I was originally planning to write something funny about my first week as an unemployed writer but it turns out writing and thinking about writing isn’t necessarily funny at all. So instead I’m going to say that you should all go see Mad Max: Fury Road right away if not sooner. The movie is in a word breathtaking. It’s a relentless ride with very little dialogue but more characterization than any of your typical action movie has. The action is relentless, the plot fun and feminist, even poignant at times. It’s fresh in the same way as Terminator was fresh back in the day while also retaining a lot of what makes the Mad Max franchise awesome. This is definitely a movie everyone NEEDS to see. And not least because its success is bugging the life out of MRAs. A more comprehensive squeefest with all the spoilers below the trailer. For a spoiler free review, see for example io9 or The Mary Sue

I loved, loved, loved this movie. It became an instant favorite and I am no doubt going to see it many more times before it closes in cinemas, not to mention once it comes out on Blu-Ray. The script was so chock-full of writerly tricks that I’m going to have lots learn from for quite a few watchings yet.

One of the things I really liked was how different all the women were. The five women Furiosa took to go along with her are the very definition of a McGuffin; enslaved essentially because they’re young, pretty and able bodied. The five are outwardly very similar, all of them lithe, young and beautiful. A Finnish review noted that they all look like they came right out of the cast of America’s Next Top Model. At first they’re just a huddled mass but over the course of the movie each of them manages to assert their own personality even with minimal individual screen-time.

Interestingly, the same can’t be said about the men. The three men in charge of the three fortresses (Citadel, Bullet Farm and Gas Town) are outwardly all very different from each other but I can’t tell you how they’re different from each other as people. I have no idea. The three of them are essentially entirely defined by what they look like and to an entirely marginal degree by what they do. The Warboys form another mass even visually from which only one individual can be discerned with any sort of accuracy.

Nux is another interesting writer trick. You feel for him even before he becomes one of the underdogs on Furiosa’s quest of redemption. And to tell you the truth, I’m not entirely certain how they did that. Sure, he gets more screen-time than his buddies but it’s more than that. Nux wants so bad to please Immortan Joe. His worldview starts to shake right before he’s thrown off the war rig for the first time but it’s not until Immortan Joe dismisses him out of hand that he really and truly becomes someone to root for.

But even before that, when Nux decides to make his car into a suicide strike against the war rig, there’s a part of you that feels bad for him when you think he dies. There’s something oddly compelling about him shouting “Witness me, Bloodbag!” right before riding the bomb into what’s supposed to be his death. He’s such a geek that you can’t help but love him even though he’s part of a horrific machinery of oppression.
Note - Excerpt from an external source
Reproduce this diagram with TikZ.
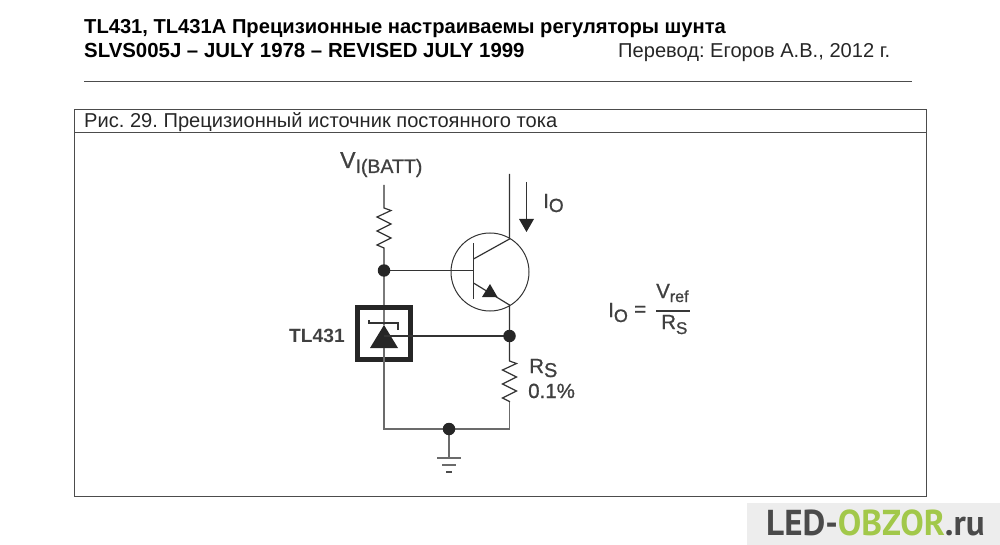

And that’s part of the film’s feminist subtext. Despite being a part of the problem, the Warboys are also oppressed. They are used as cannon fodder to keep the oppressors powerful, their fervent lives cut pitifully short apparently due to overuse. And make no mistake; the film is just as feminist as the MRA’s are afraid it would be. But somehow I don’t see that as a bad thing. In my opinion stories are always supposed to teach us to take control of our own destiny, take responsibility for our actions and be kinder to each other. Mad Max: Fury Road is one of the very few Hollywood movies, let alone action movies that acknowledges that women are capable of doing that too.